Bruxelles – I tirocini sono importanti. Complessivamente tra il 60% e il 70% dei tirocinanti trova un impiego al termine dell’apprendistato. Usa questi dati la Commissione europea per presentare la nuova strategia in materia. Stimolare più e meglio la formazione professionale è qualcosa che servirebbe, ma resta prerogativa degli Stati. Il risultato è un sistema variegato di regole e leggi nazionali, tutte diverse tra loro, nella migliore delle ipotesi simili ma non proprio identiche. Per questo l’esecutivo comunitario produce una raccomandazione agli Stati, documento non legislativo e non vincolante per cercare di ottenere passi avanti. “Non si tratta di un’armonizzazione delle regole”, sottolinea il commissario per l’Occupazione e gli affari sociali, Marianne Thyssen. Non c’è armonizzazione perché la Commissione non lo può fare di sua iniziativa. Solo se gli Stati saranno d’accordo l’esecutivo comunitario potrà rimettere mano al tema delle politiche a sostegno dell’occupazione. Bruxelles propone dunque non tanto ciò che sarà, ma ciò che dovrebbe essere, e lo fa inchiodando i governi alla proprie responsabilità.

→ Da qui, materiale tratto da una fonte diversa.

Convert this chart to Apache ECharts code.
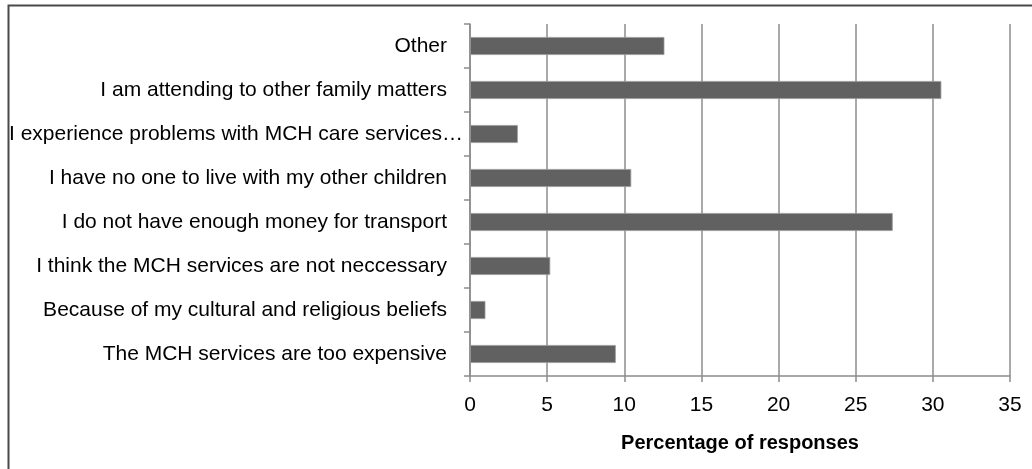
<!DOCTYPE html>
<html>
<head>
<meta charset="utf-8">
<script src="https://cdn.jsdelivr.net/npm/echarts@6/dist/echarts.min.js"></script>
<style>html,body{margin:0;padding:0;background:#fff;}#c{width:1032px;height:469px;}</style>
</head>
<body>
<div id="c"></div>
<script>
const categories = [
  "Other",
  "I am attending to other family matters",
  "I experience problems with MCH care services…",
  "I have no one to live with my other children",
  "I do not have enough money for transport",
  "I think the MCH services are not neccessary",
  "Because of my cultural and religious beliefs",
  "The MCH services are too expensive"
];
const values = [12.6, 30.55, 3.1, 10.45, 27.4, 5.2, 1.0, 9.45];
const xTicks = { min: 0, max: 35, interval: 5 };
const xAxisTitle = "Percentage of responses";

const FONT = "'Liberation Sans', Arial, sans-serif";
const labelStyle = { fontFamily: FONT, fontSize: 21, color: '#000' };
const chart = echarts.init(document.getElementById('c'), null, { renderer: 'canvas' });
chart.setOption({
  animation: false,
  backgroundColor: '#fff',
  graphic: [{
    type: 'rect', shape: { x: 8.5, y: 5.5, width: 1100, height: 600 },
    style: { fill: 'none', stroke: '#4a4a4a', lineWidth: 2 }, silent: true, z: 0
  }],
  grid: { left: 470, right: 22, top: 24, bottom: 93, containLabel: false },
  xAxis: {
    type: 'value', min: xTicks.min, max: xTicks.max, interval: xTicks.interval,
    name: xAxisTitle, nameLocation: 'middle', nameGap: 57,
    nameTextStyle: { fontFamily: FONT, fontSize: 20, fontWeight: 'bold', color: '#000' },
    axisLine: { show: true, lineStyle: { color: '#8c8c8c', width: 1.5 } },
    axisTick: { show: true, length: 6, lineStyle: { color: '#8c8c8c', width: 1.5 } },
    axisLabel: { fontFamily: FONT, fontSize: 21, color: '#000', margin: 19 },
    splitLine: { show: true, lineStyle: { color: '#8c8c8c', width: 1.5 } }
  },
  yAxis: {
    type: 'category', data: categories, inverse: true,
    axisLine: { show: true, lineStyle: { color: '#8c8c8c', width: 1.5 } },
    axisTick: { show: true, length: 6, alignWithLabel: false, lineStyle: { color: '#8c8c8c', width: 1.5 } },
    axisLabel: {
      margin: 6,
      formatter: function (v) {
        return v.indexOf('…') >= 0 ? '{l|' + v + '}' : '{n|' + v + '}';
      },
      rich: {
        n: Object.assign({ padding: [0, 17, 0, 0] }, labelStyle),
        l: Object.assign({ padding: [0, 1, 0, 0] }, labelStyle)
      }
    },
    splitLine: { show: false }
  },
  series: [{
    type: 'bar', data: values, barWidth: 18,
    itemStyle: { color: '#616161', borderColor: '#9a9a9a', borderWidth: 0.8 }
  }]
});
</script>
</body>
</html>
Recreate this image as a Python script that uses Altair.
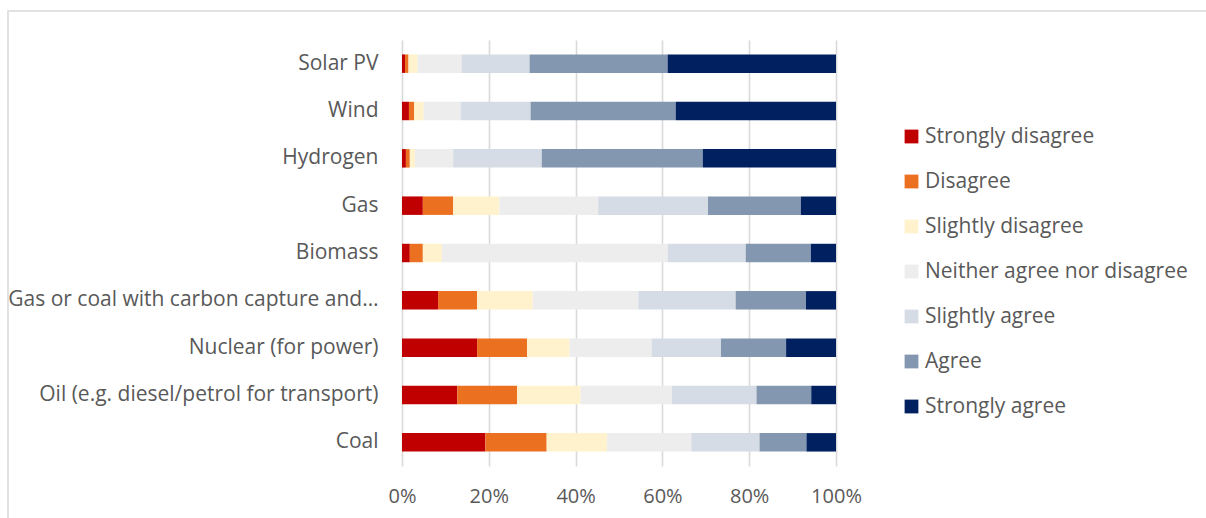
import altair as alt
import pandas as pd

categories = [
    "Solar PV",
    "Wind",
    "Hydrogen",
    "Gas",
    "Biomass",
    "Gas or coal with carbon capture and…",
    "Nuclear (for power)",
    "Oil (e.g. diesel/petrol for transport)",
    "Coal",
]
responses = [
    "Strongly disagree",
    "Disagree",
    "Slightly disagree",
    "Neither agree nor disagree",
    "Slightly agree",
    "Agree",
    "Strongly agree",
]
colors = ["#C00000", "#EB7020", "#FFF2CC", "#EDEDED", "#D6DCE5", "#8497B0", "#002060"]

strongly_disagree = [0.7, 1.6, 0.9, 4.8, 1.8, 8.3, 17.3, 12.7, 19.2]
disagree = [0.8, 1.2, 0.9, 7.0, 3.0, 9.0, 11.5, 13.8, 14.1]
slightly_disagree = [2.1, 2.2, 1.2, 10.6, 4.4, 12.8, 9.8, 14.6, 13.9]
neither = [10.1, 8.5, 8.8, 22.8, 52.0, 24.3, 18.9, 21.0, 19.4]
slightly_agree = [15.7, 16.1, 20.4, 25.3, 18.0, 22.4, 16.0, 19.5, 15.7]
agree = [31.8, 33.4, 37.1, 21.4, 15.0, 16.2, 15.0, 12.6, 10.8]
strongly_agree = [38.8, 36.9, 30.7, 8.1, 5.8, 6.9, 11.5, 5.7, 6.8]

series = [strongly_disagree, disagree, slightly_disagree, neither,
          slightly_agree, agree, strongly_agree]

rows = []
for ri, (resp, vals) in enumerate(zip(responses, series)):
    for cat, v in zip(categories, vals):
        rows.append({"category": cat, "response": resp, "value": v, "order": ri})
df = pd.DataFrame(rows)

FONT = "Open Sans"
GREY = "#595959"

bars = alt.Chart(df).mark_bar().encode(
    y=alt.Y(
        "category:N",
        sort=categories,
        scale=alt.Scale(paddingInner=0.61, paddingOuter=0.305),
        axis=alt.Axis(
            title=None, ticks=False, domain=False, grid=False,
            labelFont=FONT, labelFontSize=21, labelColor=GREY,
            labelPadding=24, labelLimit=600,
        ),
    ),
    x=alt.X(
        "value:Q",
        stack="normalize",
        scale=alt.Scale(domain=[0, 1]),
        axis=alt.Axis(
            title=None, format="%", values=[0, 0.2, 0.4, 0.6, 0.8, 1.0],
            ticks=False, domain=False, grid=True, gridColor="#D9D9D9",
            gridWidth=1.6, labelFont=FONT, labelFontSize=20,
            labelColor=GREY, labelPadding=20, labelFlush=False,
        ),
    ),
    color=alt.Color(
        "response:N",
        sort=responses,
        scale=alt.Scale(domain=responses, range=colors),
        legend=alt.Legend(
            title=None, orient="none", legendX=499, legendY=86,
            symbolType="square", symbolSize=190, symbolStrokeWidth=0,
            labelFont=FONT, labelFontSize=21, labelColor=GREY,
            labelOffset=3, rowPadding=23, padding=0, labelLimit=400,
        ),
    ),
    order=alt.Order("order:Q"),
)

border = alt.Chart(pd.DataFrame({"k": [0]})).mark_rect(
    fill=None, stroke="#D9D9D9", strokeWidth=1.5
).encode(
    x=alt.value(-394), x2=alt.value(820),
    y=alt.value(-29), y2=alt.value(500),
)

chart = alt.layer(border, bars).properties(
    width=434, height=426,
    autosize=alt.AutoSizeParams(type="none"),
    padding={"left": 402, "top": 40, "right": 370, "bottom": 52},
    background="white",
).configure_view(stroke=None)

chart.save("out.html", embed_options={"renderer": "svg", "actions": False})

Sono 14 i criteri secondo cui l’apprendistato dovrebbe essere garantito in Europa. Quattordici caratteristiche “fondamentali” a cui gli Stati membri e le parti interessate dovrebbero attenersi per sviluppare apprendistati efficaci e qualitativamente validi. Colpisce che al primo punto si legga “contratto scritto”. Vuol dire che c’è qualcuno che in Europa usa gli aspiranti lavoratori in modo non chiaro. Non avere forme di tirocinio messe nere su bianco rischia di voler dire una deregulation che può dar vita a scappatoie per pratiche irregolari, sfruttamento, lavoro nero. E poi, scorrendo ciò che chiede la Commissione, si legge che c’è bisogno di garantire sempre “retribuzione e/o compenso”, sintomo che qualcuno in Europa giochi ‘sporco’. Prendiamo l’Italia: la legge 92/2012 (legge Fornero) promuove “l’apprendistato come modalità prevalente di ingresso dei giovani nel mondo del lavoro”, ma si tende a sostituirlo con lo stage. Anche se vengono considerati sinonimi, i due tipi di formazione hanno una differenza sostanziale: l’apprendistato è una modalità di lavoro ‘a causa mista’, e cioè ha sia finalità formative che finalità lavorative. La legislazione nazionale vieta stage gratuiti, ma a quanto pare così non è. E neppure in Europa le cose sembrano andare diversamente.
Si legge ancora la strategia dell’Ue, e si vede la gravità del problema. “La Commissione promuove l’applicazione di tali criteri tramite opportuni finanziamenti dell’Ue”. Si paga per far cessare il lato oscuro degli stage. Quanto? “Il Fondo sociale europeo attribuisce da solo all’istruzione e alla formazione fino a 27 miliardi di euro”. Ventisette miliardi ai governi per far cessare pratiche non chiare, a volte di mero sfruttamento. Col rischio che in nome della promozione dei giovani, si sprechino soldi comune, come avvenuto con la Garanzia giovani, il programma per creazione di opportunità lavorative per gli under 25 (under 30, in Italia), ma che ha visto i tirocini essere pagati in ritardo o addirittura non essere pagati affatto. Ma ci sono limiti nell’azione della Commissione, lo ricorda una volta di più il commissario per l’Euro e il dialogo sociale, Valdis Dombrovskis. “Pur rispettando le specificità dei sistemi di istruzione e di formazione degli Stati membri, il nostro obiettivo finale è facilitare l’inserimento dei giovani nel mercato del lavoro”. L’auspicio è che gli Stati remino nella stessa direzione.